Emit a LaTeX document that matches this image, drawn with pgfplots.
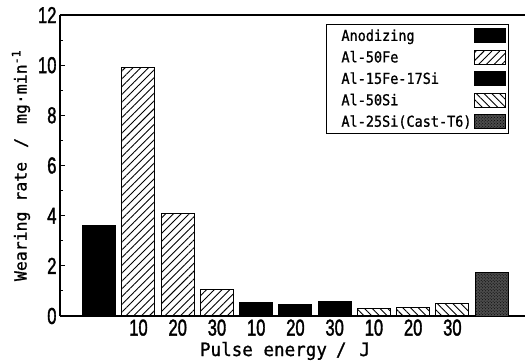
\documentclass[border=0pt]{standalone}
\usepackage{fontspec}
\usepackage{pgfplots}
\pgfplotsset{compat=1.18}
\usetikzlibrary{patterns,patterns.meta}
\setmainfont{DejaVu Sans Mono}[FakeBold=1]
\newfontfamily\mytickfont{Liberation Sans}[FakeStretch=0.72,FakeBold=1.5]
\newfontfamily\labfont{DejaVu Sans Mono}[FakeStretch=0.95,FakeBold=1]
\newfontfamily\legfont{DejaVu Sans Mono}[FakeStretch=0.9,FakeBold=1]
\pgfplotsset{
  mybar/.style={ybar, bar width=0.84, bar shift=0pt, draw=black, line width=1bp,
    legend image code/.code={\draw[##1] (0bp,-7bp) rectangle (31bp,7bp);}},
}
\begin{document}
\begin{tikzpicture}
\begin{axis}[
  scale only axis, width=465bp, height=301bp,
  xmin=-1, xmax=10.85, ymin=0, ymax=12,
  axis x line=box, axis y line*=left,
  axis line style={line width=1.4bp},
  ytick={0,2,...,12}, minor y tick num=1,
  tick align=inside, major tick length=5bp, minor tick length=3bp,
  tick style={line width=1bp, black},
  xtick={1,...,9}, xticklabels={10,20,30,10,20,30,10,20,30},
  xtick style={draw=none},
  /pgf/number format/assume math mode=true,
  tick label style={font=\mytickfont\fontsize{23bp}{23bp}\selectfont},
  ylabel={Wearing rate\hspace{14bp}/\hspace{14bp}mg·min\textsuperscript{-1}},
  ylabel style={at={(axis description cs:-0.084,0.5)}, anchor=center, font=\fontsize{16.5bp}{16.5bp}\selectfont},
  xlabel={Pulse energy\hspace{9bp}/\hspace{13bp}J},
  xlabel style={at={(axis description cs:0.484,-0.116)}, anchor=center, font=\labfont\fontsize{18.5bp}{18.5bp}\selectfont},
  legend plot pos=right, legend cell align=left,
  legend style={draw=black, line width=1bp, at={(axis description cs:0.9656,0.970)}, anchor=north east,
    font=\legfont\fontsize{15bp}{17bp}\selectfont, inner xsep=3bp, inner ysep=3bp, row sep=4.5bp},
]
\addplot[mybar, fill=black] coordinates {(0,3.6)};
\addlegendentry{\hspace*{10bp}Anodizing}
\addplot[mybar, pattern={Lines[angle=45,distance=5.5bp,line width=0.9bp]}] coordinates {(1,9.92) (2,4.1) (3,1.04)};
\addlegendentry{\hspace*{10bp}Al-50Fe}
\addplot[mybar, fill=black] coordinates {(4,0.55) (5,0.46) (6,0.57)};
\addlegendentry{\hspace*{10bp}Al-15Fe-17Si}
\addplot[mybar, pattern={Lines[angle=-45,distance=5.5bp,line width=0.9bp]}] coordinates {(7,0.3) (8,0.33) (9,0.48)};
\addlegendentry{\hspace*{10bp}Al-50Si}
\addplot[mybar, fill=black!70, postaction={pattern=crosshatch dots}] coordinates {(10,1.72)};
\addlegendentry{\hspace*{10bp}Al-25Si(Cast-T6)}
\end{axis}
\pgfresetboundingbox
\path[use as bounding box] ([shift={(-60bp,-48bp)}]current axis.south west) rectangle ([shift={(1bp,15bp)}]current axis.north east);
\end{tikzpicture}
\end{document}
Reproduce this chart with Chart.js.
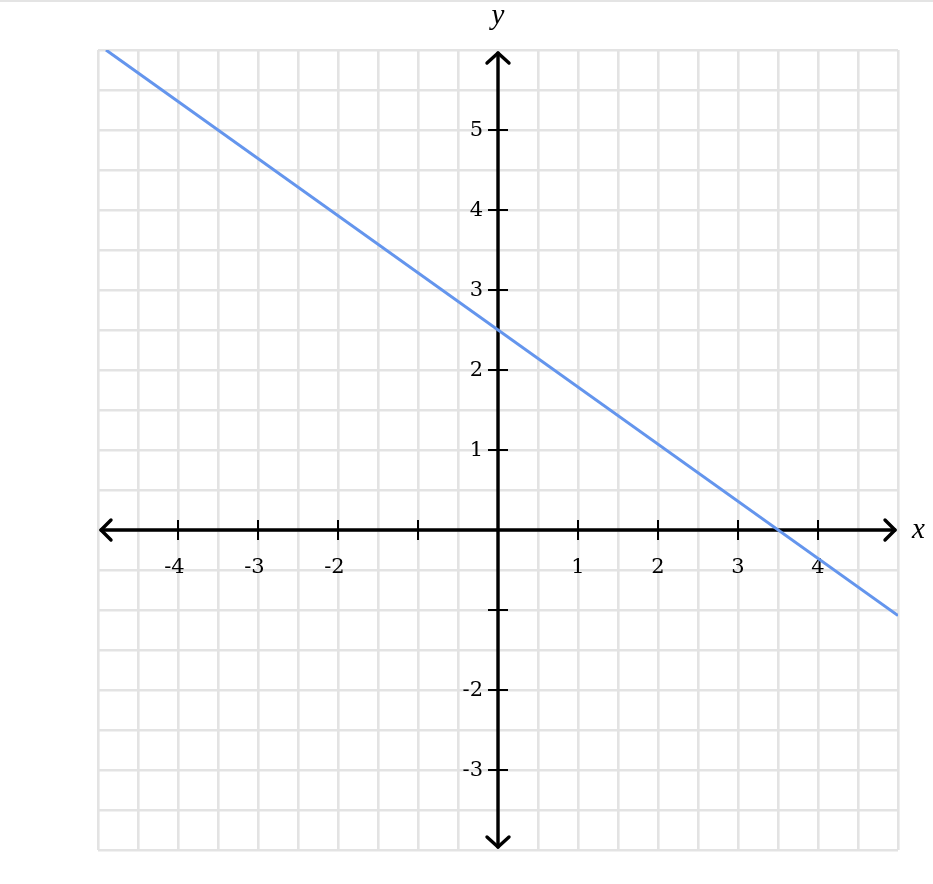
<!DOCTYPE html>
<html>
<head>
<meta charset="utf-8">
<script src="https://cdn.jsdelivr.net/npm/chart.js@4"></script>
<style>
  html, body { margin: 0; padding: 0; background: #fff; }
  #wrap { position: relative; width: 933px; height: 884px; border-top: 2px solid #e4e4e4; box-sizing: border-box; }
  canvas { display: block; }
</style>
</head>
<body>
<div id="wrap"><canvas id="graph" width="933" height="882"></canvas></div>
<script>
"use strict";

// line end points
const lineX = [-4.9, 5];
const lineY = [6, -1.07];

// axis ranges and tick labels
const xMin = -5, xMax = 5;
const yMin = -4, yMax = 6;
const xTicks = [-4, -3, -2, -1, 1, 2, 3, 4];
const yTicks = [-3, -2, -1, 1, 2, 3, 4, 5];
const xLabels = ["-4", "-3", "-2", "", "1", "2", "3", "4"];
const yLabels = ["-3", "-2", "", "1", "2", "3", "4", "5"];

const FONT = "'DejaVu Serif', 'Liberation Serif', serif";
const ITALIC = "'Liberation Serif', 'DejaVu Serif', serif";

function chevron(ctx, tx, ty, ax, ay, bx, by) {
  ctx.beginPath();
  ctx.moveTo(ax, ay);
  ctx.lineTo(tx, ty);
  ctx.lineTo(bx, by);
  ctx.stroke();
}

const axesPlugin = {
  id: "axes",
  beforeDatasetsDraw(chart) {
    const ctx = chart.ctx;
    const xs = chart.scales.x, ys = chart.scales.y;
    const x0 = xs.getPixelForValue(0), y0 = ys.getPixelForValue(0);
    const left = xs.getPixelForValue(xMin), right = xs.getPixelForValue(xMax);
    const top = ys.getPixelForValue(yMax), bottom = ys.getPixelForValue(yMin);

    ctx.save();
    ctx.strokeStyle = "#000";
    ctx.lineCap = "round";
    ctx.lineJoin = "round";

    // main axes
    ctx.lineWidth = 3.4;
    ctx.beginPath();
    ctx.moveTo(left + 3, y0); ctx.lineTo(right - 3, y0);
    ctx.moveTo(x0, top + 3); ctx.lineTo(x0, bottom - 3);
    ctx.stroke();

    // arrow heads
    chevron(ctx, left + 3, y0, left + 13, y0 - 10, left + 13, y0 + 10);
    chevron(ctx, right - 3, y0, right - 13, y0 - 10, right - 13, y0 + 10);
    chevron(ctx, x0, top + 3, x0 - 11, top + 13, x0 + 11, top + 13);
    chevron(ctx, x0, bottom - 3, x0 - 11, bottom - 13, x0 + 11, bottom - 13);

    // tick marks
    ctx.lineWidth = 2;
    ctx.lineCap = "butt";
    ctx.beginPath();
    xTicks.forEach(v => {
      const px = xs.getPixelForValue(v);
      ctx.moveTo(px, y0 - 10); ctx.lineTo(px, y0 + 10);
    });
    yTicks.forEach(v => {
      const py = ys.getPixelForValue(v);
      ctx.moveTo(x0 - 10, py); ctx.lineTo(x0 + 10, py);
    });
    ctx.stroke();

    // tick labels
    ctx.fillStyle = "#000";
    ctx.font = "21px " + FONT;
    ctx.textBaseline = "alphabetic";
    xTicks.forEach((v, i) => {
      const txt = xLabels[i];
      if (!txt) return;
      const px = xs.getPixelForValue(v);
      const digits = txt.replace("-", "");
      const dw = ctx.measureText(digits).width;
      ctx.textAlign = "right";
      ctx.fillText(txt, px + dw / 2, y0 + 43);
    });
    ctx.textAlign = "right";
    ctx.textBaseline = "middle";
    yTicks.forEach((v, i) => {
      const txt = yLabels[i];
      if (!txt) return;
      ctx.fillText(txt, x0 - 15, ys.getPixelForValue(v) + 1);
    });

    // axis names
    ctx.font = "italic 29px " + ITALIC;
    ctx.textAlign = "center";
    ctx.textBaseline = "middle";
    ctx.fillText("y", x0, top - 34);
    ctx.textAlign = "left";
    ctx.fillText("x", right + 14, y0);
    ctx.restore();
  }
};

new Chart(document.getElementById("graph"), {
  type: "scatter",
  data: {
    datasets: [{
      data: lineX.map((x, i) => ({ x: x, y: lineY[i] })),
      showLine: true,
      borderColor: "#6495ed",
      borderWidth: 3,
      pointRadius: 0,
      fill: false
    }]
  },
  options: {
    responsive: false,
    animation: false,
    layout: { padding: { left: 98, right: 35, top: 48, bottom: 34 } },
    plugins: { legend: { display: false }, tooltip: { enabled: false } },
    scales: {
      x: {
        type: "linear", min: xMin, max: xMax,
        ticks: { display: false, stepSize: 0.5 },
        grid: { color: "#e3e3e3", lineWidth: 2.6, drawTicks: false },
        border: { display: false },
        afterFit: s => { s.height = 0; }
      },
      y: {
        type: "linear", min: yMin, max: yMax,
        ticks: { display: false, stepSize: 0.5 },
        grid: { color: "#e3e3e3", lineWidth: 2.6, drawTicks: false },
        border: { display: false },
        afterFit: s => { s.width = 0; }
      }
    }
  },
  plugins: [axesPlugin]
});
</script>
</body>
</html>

> _WHAT IS EXPECTED_
Return the lines of the records that include the string "image".

> _FULL OUTPUT_
Emit a LaTeX document that matches this image, drawn with pgfplots.
    legend image code/.code={\draw[##1] (0bp,-7bp) rectangle (31bp,7bp);}},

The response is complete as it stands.